Was Meret Schneider von Andreas Glarner hätte lernen können
X (vormals Twitter) sperrt Grünen-Nationalrätin Meret Schneider. Dabei hatte sie sich nur über Polarisierung lustig machen wollen. Ein Kommentar.
Das Wichtigste in Kürze
- Grünen-Nationalrätin Meret Schneider darf nicht mehr auf X posten.
- SVP-Nationalrat Andreas Glarner schon, aber er ist empört.
- Sollte dies uns – und Meret Schneider – als Lehrstück dienen? Ein Kommentar.
Die übersprudelnde Kreativität und das gesteigerte Mitteilungsbedürfnis sind Nationalrätin Meret Schneider (Grüne/ZH) zum Verhängnis geworden. X (vormals Twitter) sperrt Schneider (vormals lustig) für immer, wegen Aufrufs zur Gewalt. Oder wurde sie einfach falsch verstanden?
Unverständnis ist der Welt Lohn
Denn das versteht nicht einmal der politische Erzfeind Andreas Glarner (SVP/AG). Also, nicht, dass sie das falsch verstehen: Er versteht, dass Schneider gesperrt wird. Er versteht nicht, was an ihrem Post (vormals Tweet) lustig sein soll.
Bevor Sie jetzt sagen «höhöhö, das ist nicht das Einzige, was der gemeine Glarner nicht versteht»: Das ist nicht lustig und dafür könnten Sie bei x-was gesperrt werden. Es ist nämlich diskriminierend gegenüber den Glarnern, die allermeistens nicht gemein sind. Ausserdem verstehen 80 Prozent der Menschheit Ironie nicht, meine ich verstanden zu haben.
Denn um Ironie ging es bei der tapferen Schneiderin. Sie las die Meldung, dass Populismus, Polarisierung und Zersplitterung die grössten Ärgernisse der Schweizer Politik seien. Und fühlte sich genötigt, dies zu kommentieren, indem sie zum Kommentieren aufrief: «Schreib jetzt deine Online-Kommentare» rief sie, beziehungsweise schrieb. Nämlich «warum die Polarisierung und der Populismus wirklich das Hinterletzte sind», was natürlich de facto polarisierend und populistisch wäre.
Selber selbst schuld
Eine Selbstreferenz nennt man das, ein harmloser Schabernack – bis hierhin. Aber wer lieber selbst referiert, dem entgeht diese subtile Finesse. Wohl deshalb schob «@Schneimere», wie die ex-X-Userin hiess, noch einen nach. «… und man die überbezahlten Politfratzen an ihrer eigenen verdammten Bundesterrasse erhängen sollte!!!»

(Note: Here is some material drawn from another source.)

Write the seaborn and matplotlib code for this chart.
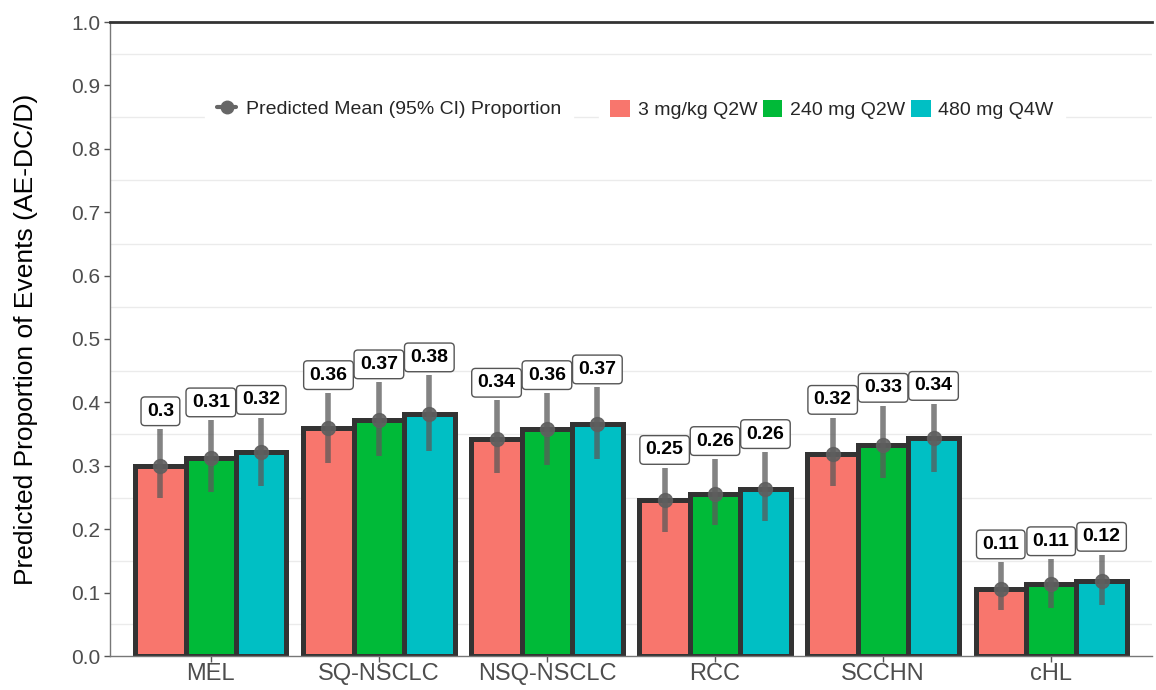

Also näääääin! Sowas sagt man doch nicht. Ich mein, wer sagt denn schon «Politfratzen»? Und welche Anfängerin verwechselt beim gefakten Populismus die subtile Finesse mit der subtilen Suggestion?

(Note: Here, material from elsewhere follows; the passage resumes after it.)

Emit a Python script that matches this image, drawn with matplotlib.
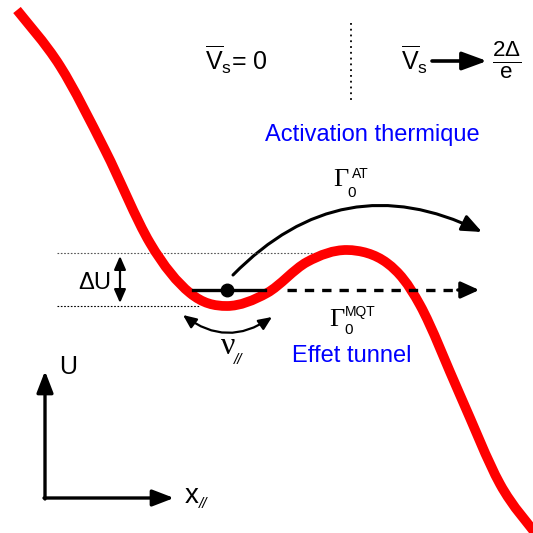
import matplotlib
matplotlib.use('Agg')
import matplotlib.pyplot as plt
import numpy as np
from matplotlib.patches import FancyArrowPatch, PathPatch
from matplotlib.path import Path

plt.rcParams['font.family'] = ['Liberation Sans', 'DejaVu Sans']
plt.rcParams['mathtext.fontset'] = 'custom'
plt.rcParams['mathtext.rm'] = 'Liberation Sans'
plt.rcParams['mathtext.it'] = 'Liberation Sans:italic'
plt.rcParams['mathtext.bf'] = 'Liberation Sans:bold'

# potential U(x//) (pixel units, y downwards)
pot_x = [17, 60, 105, 150, 190, 227, 267, 307, 347, 387, 420, 460, 500, 536]
pot_y = [10, 66, 150, 243, 293, 306, 293, 262, 250, 263, 305, 395, 484, 534]

barrier_top = 253
well_bottom = 306
level = 290
particle_x = 227


def smooth_path(xs, ys):
    # Catmull-Rom through the read points, drawn as cubic Bezier segments
    pts = np.column_stack([xs, ys]).astype(float)
    verts = [pts[0]]
    codes = [Path.MOVETO]
    n = len(pts)
    for i in range(n - 1):
        p0 = pts[max(i - 1, 0)]
        p1 = pts[i]
        p2 = pts[i + 1]
        p3 = pts[min(i + 2, n - 1)]
        verts += [p1 + (p2 - p0) / 6, p2 - (p3 - p1) / 6, p2]
        codes += [Path.CURVE4] * 3
    return Path(verts, codes)


fig = plt.figure(figsize=(5.33, 5.33), dpi=100)
ax = fig.add_axes([0, 0, 1, 1])
ax.set_xlim(0, 533)
ax.set_ylim(533, 0)
ax.axis('off')

# dotted reference levels
ax.plot([57, 323], [barrier_top, barrier_top], color='#555555', lw=0.8, ls=(0, (1.5, 1.5)))
ax.plot([57, 200], [well_bottom, well_bottom], color='black', lw=0.8, ls=(0, (1.5, 1.5)))

# potential curve
ax.add_patch(PathPatch(smooth_path(pot_x, pot_y), fill=False, edgecolor='#ff0000',
                       lw=7, capstyle='butt', zorder=3))

# energy level + particle
ax.plot([193, 265], [level, level], color='black', lw=2.4, zorder=4)
ax.plot([particle_x], [level], 'o', color='black', ms=9, zorder=5)
ax.plot([287, 462], [level, level], color='black', lw=2.4, ls=(0, (2.8, 2.4)), zorder=4)
ax.add_patch(FancyArrowPatch((455, level), (482, level), arrowstyle='-|>,head_length=11,head_width=5',
                             color='black', lw=2.4, mutation_scale=1, zorder=4))

# thermal activation arc
ax.add_patch(FancyArrowPatch((233, 275), (482, 232), connectionstyle='arc3,rad=-0.36',
                             arrowstyle='-|>,head_length=12,head_width=5', color='black',
                             lw=2.2, mutation_scale=1, shrinkA=0, shrinkB=0))

# attempt frequency
ax.add_patch(FancyArrowPatch((183, 315), (272, 317), connectionstyle='arc3,rad=0.36',
                             arrowstyle='<|-|>,head_length=8,head_width=3.5', color='black',
                             lw=1.6, mutation_scale=1, shrinkA=0, shrinkB=0))

# barrier height arrow
ax.add_patch(FancyArrowPatch((120, 256), (120, 303), arrowstyle='<|-|>,head_length=8,head_width=3.5',
                             color='black', lw=1.6, mutation_scale=1, shrinkA=0, shrinkB=0))
ax.text(111, 283, 'ΔU', fontsize=17, ha='right', va='center')

# axes arrows
ax.add_patch(FancyArrowPatch((45, 499), (45, 371), arrowstyle='-|>,head_length=13,head_width=5',
                             color='black', lw=2.4, mutation_scale=1, shrinkA=0, shrinkB=0))
ax.add_patch(FancyArrowPatch((44, 498), (174, 498), arrowstyle='-|>,head_length=13,head_width=5',
                             color='black', lw=2.4, mutation_scale=1, shrinkA=0, shrinkB=0))
ax.text(59, 367, 'U', fontsize=18, ha='left', va='center')
ax.text(185, 496, 'x', fontsize=20, ha='left', va='center')
ax.text(199, 504, '//', fontsize=11, style='italic', ha='left', va='center')

# labels
ax.text(228, 347, 'ν', fontsize=23, family=['Liberation Serif', 'DejaVu Serif'], ha='center', va='center')
ax.text(234, 360, '//', fontsize=11, style='italic', ha='left', va='center')

ax.text(341, 180, 'Γ', fontsize=19, family=['Liberation Serif', 'DejaVu Serif'], ha='center', va='center')
ax.text(347, 193, '0', fontsize=11, ha='left', va='center')
ax.text(352, 174, 'AT', fontsize=10, ha='left', va='center')

ax.text(337, 320, 'Γ', fontsize=19, family=['Liberation Serif', 'DejaVu Serif'], ha='center', va='center')
ax.text(344, 330, '0', fontsize=11, ha='left', va='center')
ax.text(345, 312, 'MQT', fontsize=10, ha='left', va='center')

ax.text(372, 135, 'Activation thermique', fontsize=17, color='#0000ff', ha='center', va='center')
ax.text(352, 356, 'Effet tunnel', fontsize=17, color='#0000ff', ha='center', va='center')

# top panel
ax.text(236, 60, r'$\overline{\mathrm{V}}_{\mathrm{s}}$= 0', fontsize=18, ha='center', va='center')
ax.plot([351, 351], [23, 102], color='black', lw=1.3, ls=(0, (1, 2.2)))
ax.text(415, 60, r'$\overline{\mathrm{V}}_{\mathrm{s}}$', fontsize=18, ha='center', va='center')
ax.add_patch(FancyArrowPatch((432, 61), (487, 61), arrowstyle='-|>,head_length=15,head_width=5.5',
                             color='black', lw=2.6, mutation_scale=1, shrinkA=0, shrinkB=0))
ax.text(507, 60, r'$\frac{2\Delta}{\mathrm{e}}$', fontsize=23, ha='center', va='center')

fig.savefig('out.png', dpi=100)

«Erhängen», das war X zu direkt, das ist ein expliziter Aufruf zur Gewalt, wenn auch schriftlich gerufen. Die Ironie, dass Meret Schneider unter anderem sich selbst damit anspricht, ist X entgangen. Bei Social Media versteht man nicht nur keinen Spass, sondern zu hundert Prozent auch keine Subtilitäten.
Es ginge auch anders
Denn sonst würde X ja auch checken, dass, wer unschuldig fragt «Wie reagierst du, wenn du einer Fachkraft der Regierung in der Fussgängerzone begegnest» so unschuldig nicht sein kann. Vor allem, wenn darunter ein Video zu sehen ist, wo ein Mann mit einer Art Schwert auf einen Passanten losgeht. Denn unausgesprochenerweise suggeriert dies, dass der gemeine Stimmbürger aus der Bundesverwaltung am liebsten Schaschlik machen würde.
Oder der Typ, der bedauert, dass ausnahmsweise in Berlin gerade keine Klimakleber sich selbst auf den Leim gegangen sind, wenn doch gerade ein Löwe frei herumläuft. Dieses Schwein! Kein Löwe. Aber unausgesprochenerweise suggeriert dies, dass gewisse Menschen so daseinsunwürdig sind, dass sie bei lebendigem Leib von Raubtieren verzehrt werden sollten.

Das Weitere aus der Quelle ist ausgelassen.